Yes, this image is a perfect fit for baked lighting. Yo can do this without any worries about performance or hard implementations :)
To make it work, easiest way is to add nonoverlapping UVs for a single texture for the whole model (UV unwrap).
Any 3D modeling packege should be able to bake lighting to texture using this UV map for you.
How is radiosity different from AO?
Radiosity assumes perfect diffuse surfaces everywhere and calculates the light interreflections from each surface to each other.
Because there are no reflections, surface light is view independent, so everything can be precomputed to a single color per lightmap texel.
AO looks for blocking near geometry. More blocking -> less chance to receive light -> darken the surface. (Typical darkening in corners)

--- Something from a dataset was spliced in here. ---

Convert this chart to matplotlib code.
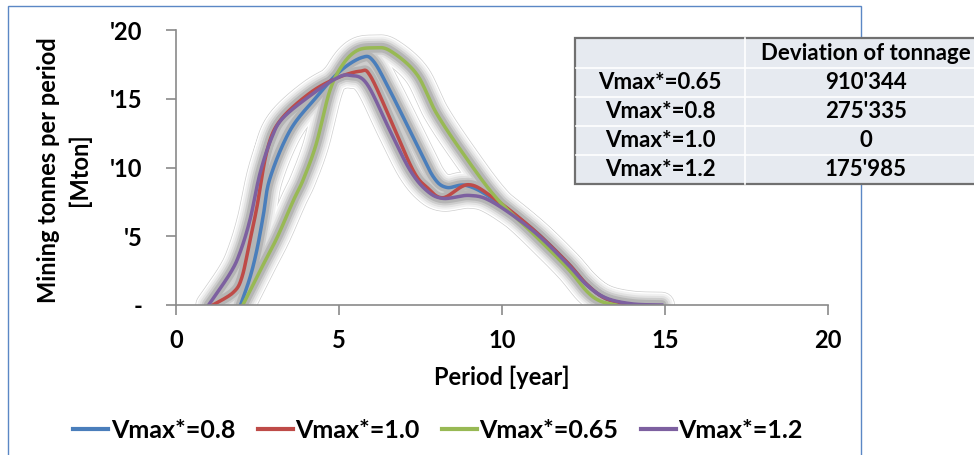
import numpy as np
import matplotlib
matplotlib.use("Agg")
import matplotlib.pyplot as plt
from matplotlib.patches import Rectangle

plt.rcParams["font.family"] = ["Lato", "DejaVu Sans"]
plt.rcParams["font.weight"] = "bold"

# series (period in years, tonnes in Mton)
x_08 = [1.98, 2.27, 2.48, 2.67, 2.88, 3.5, 4.3, 5.03, 5.7, 6.05, 6.56, 7.38, 7.9,
        8.3, 8.9, 9.7, 10.95, 12.0, 12.6, 13.2, 14.0]
y_08 = [0, 2.0, 4.0, 6.4, 9.2, 12.7, 15.1, 17.0, 18.0, 17.75, 15.6, 11.7, 9.3,
        8.55, 8.7, 7.75, 5.5, 3.1, 1.5, 0.45, 0]

x_10 = [1.13, 1.75, 2.02, 2.27, 2.48, 2.79, 3.19, 4.1, 4.93, 5.64, 5.95, 6.56, 7.27,
        7.7, 8.19, 8.96, 9.73, 10.95, 12.0, 12.6, 13.2, 14.0]
y_10 = [0, 0.9, 2.0, 4.7, 7.1, 11.2, 13.4, 15.4, 16.5, 17.0, 16.7, 13.6, 9.8,
        8.55, 7.8, 8.75, 7.8, 5.5, 3.1, 1.5, 0.45, 0]

x_065 = [2.05, 2.58, 3.1, 3.6, 3.9, 4.3, 4.72, 5.12, 5.55, 6.05, 6.56, 7.38, 8.0,
         8.9, 9.84, 10.95, 12.0, 12.6, 13.0, 13.5]
y_065 = [0, 2.5, 4.9, 7.6, 9.1, 11.7, 15.6, 17.5, 18.5, 18.7, 18.5, 16.8, 13.9,
         10.7, 7.75, 5.2, 2.7, 1.0, 0.3, 0]

x_12 = [1.0, 1.66, 1.96, 2.27, 2.58, 2.94, 3.28, 4.1, 4.93, 5.34, 5.85, 6.56, 7.18,
        7.7, 8.2, 9.0, 9.7, 10.95, 12.0, 12.6, 13.2, 14.0, 14.9]
y_12 = [0, 2.3, 3.8, 6.2, 9.6, 12.2, 13.6, 15.2, 16.5, 16.7, 16.1, 12.7, 9.8,
        8.3, 7.75, 7.97, 7.5, 5.4, 3.0, 1.45, 0.5, 0.08, 0]

labels = ["Vmax*=0.8", "Vmax*=1.0", "Vmax*=0.65", "Vmax*=1.2"]
colors = ["#4a7ebb", "#be4b48", "#98b954", "#7d60a0"]

y_ticks = [0, 5, 10, 15, 20]
y_tick_labels = ["-", "'5", "'10", "'15", "'20"]
x_ticks = [0, 5, 10, 15, 20]

table_rows = ["Vmax*=0.65", "Vmax*=0.8", "Vmax*=1.0", "Vmax*=1.2"]
table_values = ["910'344", "275'335", "0", "175'985"]
table_header = "Deviation of tonnage"


def smooth(xs, ys, n=20):
    # Excel-like smoothed line: bezier through the points
    p = np.column_stack([xs, ys]).astype(float)
    p = np.vstack([p[0], p, p[-1]])
    out = []
    t = np.linspace(0, 1, n, endpoint=False)[:, None]
    for i in range(1, len(p) - 2):
        p0, p1, p2, p3 = p[i - 1], p[i], p[i + 1], p[i + 2]
        c1 = p1 + (p2 - p0) / 6
        c2 = p2 - (p3 - p1) / 6
        seg = ((1 - t) ** 3) * p1 + 3 * ((1 - t) ** 2) * t * c1 \
            + 3 * (1 - t) * t ** 2 * c2 + t ** 3 * p2
        out.append(seg)
    out.append(p[-2][None, :])
    out = np.vstack(out)
    return out[:, 0], np.clip(out[:, 1], 0, None)


fig = plt.figure(figsize=(9.74, 4.55), dpi=100)
ax = fig.add_axes([176 / 974, 1 - 305 / 455, (828 - 176) / 974, (305 - 30) / 455])

series = [(x_08, y_08), (x_10, y_10), (x_065, y_065), (x_12, y_12)]
curves = [smooth(xs, ys) for xs, ys in series]

# soft grey glow under all lines, one layer at a time so they merge
glow = [(19, "#cfcfcf"), (18, "white"), (16, "#f1f1f1"), (13, "#e2e2e2"),
        (10, "#cdcdcd"), (7, "#b5b5b5")]
for w, c in glow:
    for sx, sy in curves:
        ax.plot(sx, sy, color=c, lw=w, solid_capstyle="round", zorder=1)

for (sx, sy), lab, col in zip(curves, labels, colors):
    ax.plot(sx, sy, color=col, lw=2.5, label=lab, zorder=3)

ax.set_xlim(0, 20)
ax.set_ylim(0, 20)
ax.set_xticks(x_ticks)
ax.set_yticks(y_ticks)
ax.set_yticklabels(y_tick_labels)
for s in ["top", "right"]:
    ax.spines[s].set_visible(False)
for s in ["left", "bottom"]:
    ax.spines[s].set_color("#8a8a8a")
    ax.spines[s].set_linewidth(1.2)
    ax.spines[s].set_zorder(4)
ax.tick_params(axis="both", colors="#8a8a8a", length=7, width=1.2,
               labelcolor="black", labelsize=17)
ax.tick_params(axis="y", pad=17)
ax.tick_params(axis="x", pad=10)

ax.set_xlabel("Period [year]", fontsize=17, fontweight="bold", labelpad=10)
fig.text(64 / 974, 1 - 170 / 455, "Mining tonnes per period\n[Mton]",
         rotation=90, ha="center", va="center", fontsize=17, fontweight="bold",
         linespacing=1.4, multialignment="center")

ax.legend(loc="center", bbox_to_anchor=(438 / 974, 1 - 430 / 455),
          bbox_transform=fig.transFigure, ncol=4, frameon=False, fontsize=18,
          handlelength=1.4, handletextpad=0.1, columnspacing=0.9)
for ln in ax.get_legend().get_lines():
    ln.set_linewidth(3)

# outer chart border
fig.add_artist(Rectangle((8 / 974, -0.05), (861 - 8) / 974, 1.05 - 6 / 455,
                         transform=fig.transFigure, fill=False,
                         edgecolor="#5b87c5", lw=1.0))

# deviation table
tab = fig.add_axes([0, 0, 1, 1], zorder=5)
tab.set_xlim(0, 974)
tab.set_ylim(455, 0)
tab.axis("off")
row_h = 29
top = 38
tab.add_patch(Rectangle((575, top), 430, 30 + 4 * row_h, facecolor="#e6eaf0",
                        edgecolor="#707070", lw=1.6, clip_on=False))
tab.plot([745, 745], [top, top + 30 + 4 * row_h], color="white", lw=1.2)
tab.text(866, top + 15, table_header, ha="center", va="center", fontsize=16,
         fontweight="bold")
for i, (r, v) in enumerate(zip(table_rows, table_values)):
    y0 = top + 30 + i * row_h
    tab.plot([576, 974], [y0, y0], color="white", lw=1.2)
    tab.text(660, y0 + row_h / 2, r, ha="center", va="center", fontsize=16,
             fontweight="bold")
    tab.text(866, y0 + row_h / 2, v, ha="center", va="center", fontsize=16,
             fontweight="bold")

fig.savefig("out.png", dpi=100)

Looks best in combination with a enviroment mapped light source, e.g. a prefiltered image with sky and sun that gives light on given surface normal.
View dependent too, but not physically correct.
Seems the Mario images uses AO, because i can't spot any color bleeding.
Comparing AO / radiosity with simple direct lighting there's a big difference:
Radiosity makes the image brighter with every additional bounce of light (reality has infinite bounces)
AO can only make the image darker.
GI = Everything. Similar to radiosity, but also handling non diffuse materials (reflections, refractions, scattering).
Because Reflections ar not view independent, it's not possible to bake it except for bump mapping or very glossy reflection demands (directional light maps).